La vraie rupture intervient cependant en 1666, mettant en jeu la France et l’Angleterre, toutes deux victimes d’une sécheresse exceptionnelle dont les conséquences s’avèrent catastrophiques chez notre voisin britannique. Les prolégomènes de la crise météorologique prennent la forme de grandes processions à compter du 17 mai. Comme de coutume, les Parisiens et leurs échevins se tournent vers sainte Geneviève afin d’obtenir la pluie. En Angleterre, le déroulement de la crise est bien mieux connu. La sécheresse s’installe dès le mois de novembre 1665 pour culminer en août de l’année suivante. Vers le 15 du même mois, les Londoniens découvrent, médusés, « la Tamise réduite à un ruisseau aisément franchissable à pied ». C’est dans cet environnement de sécheresse et chaleur absolue qu’eut lieu le grand incendie de Londres qui ravagea presque en totalité la vielle citée du 2 au 5 septembre. « Si le désastre fit peu de morts directs (huit décès), il en est tout autre du bilan matériel. Plus de 13 000 maisons, 87 églises dont la cathédrale Saint Paul, et la majorité des bâtiments municipaux furent consumés. Pire encore, le feu jeta à la rue 80 000 habitants qu’il fallut évacuer et reloger… Ensuite, un chapelet ininterrompu de sécheresses touche aussi bien les vallées de la Seine, du Rhin que de la Tamise autour des années 1680 (1681, 1683, 1684, 1685) puis 1700 (1701, 1705, 1709, 1714) comme autant de signes avant-coureurs de la sécheresse-canicule européenne de 1719. Considérée comme un des étés les plus chauds du siècle au Royaume-Uni… ».

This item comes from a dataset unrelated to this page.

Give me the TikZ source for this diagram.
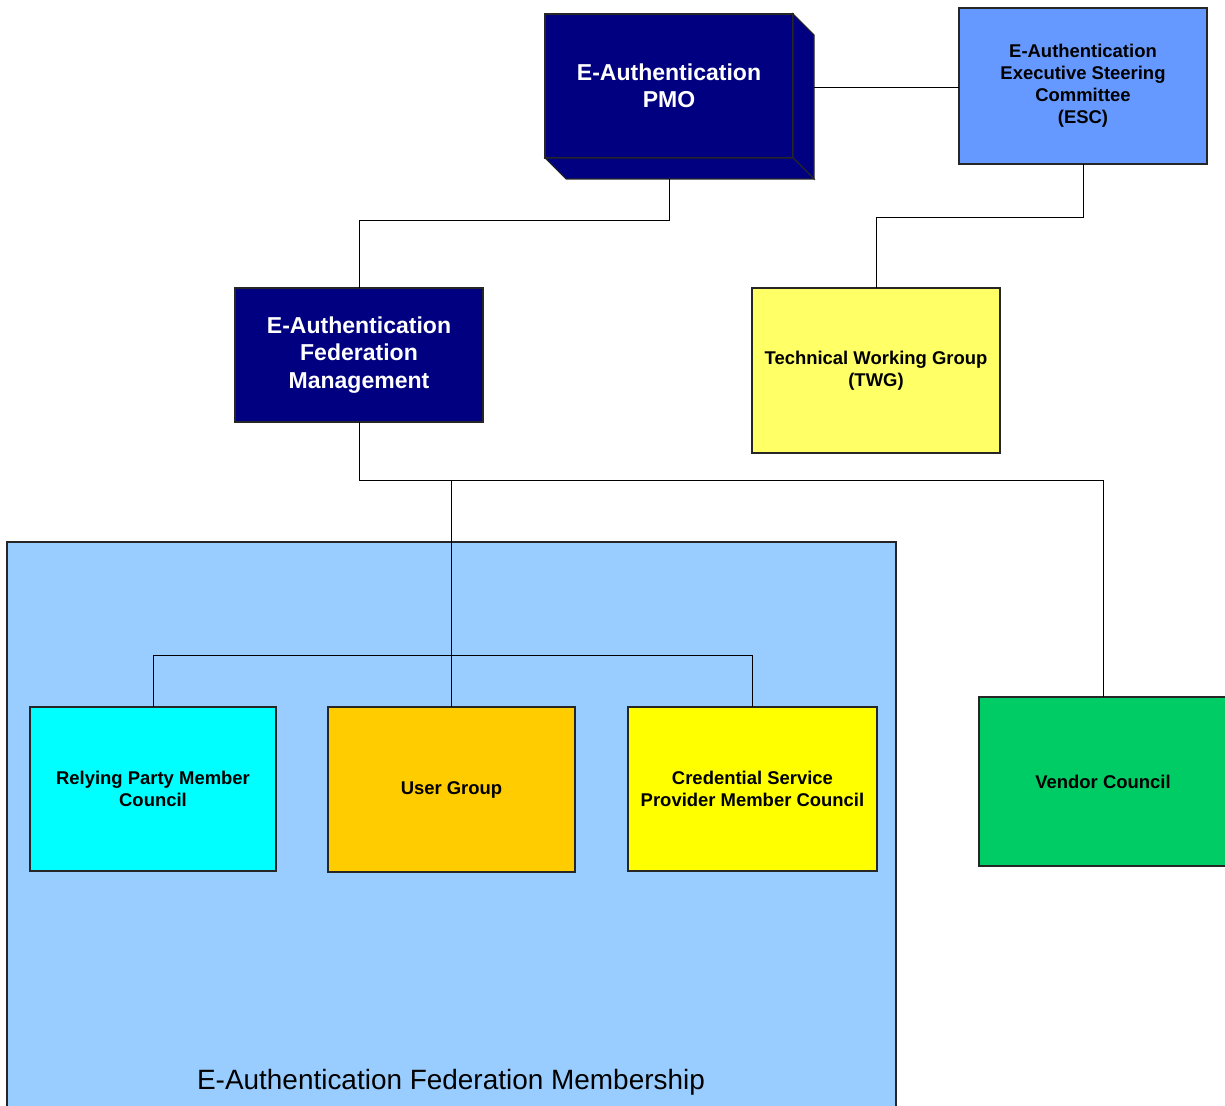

Le débat scientifique doit légitimement se poursuivre et les propos d’Etienne Garnier peuvent être soumis à la critique. Il reste que ses observations historiques, et celles, qui vont dans le même sens, de nombre de ses collègues, ne sont guère contestables et mettent en péril les fantasmes idéologiques des marchands de peur qui ont eux-mêmes peur de voir leur stratagème dévoilé. Raison de plus pour revenir à la raison contre tous les bonimenteurs du siècle.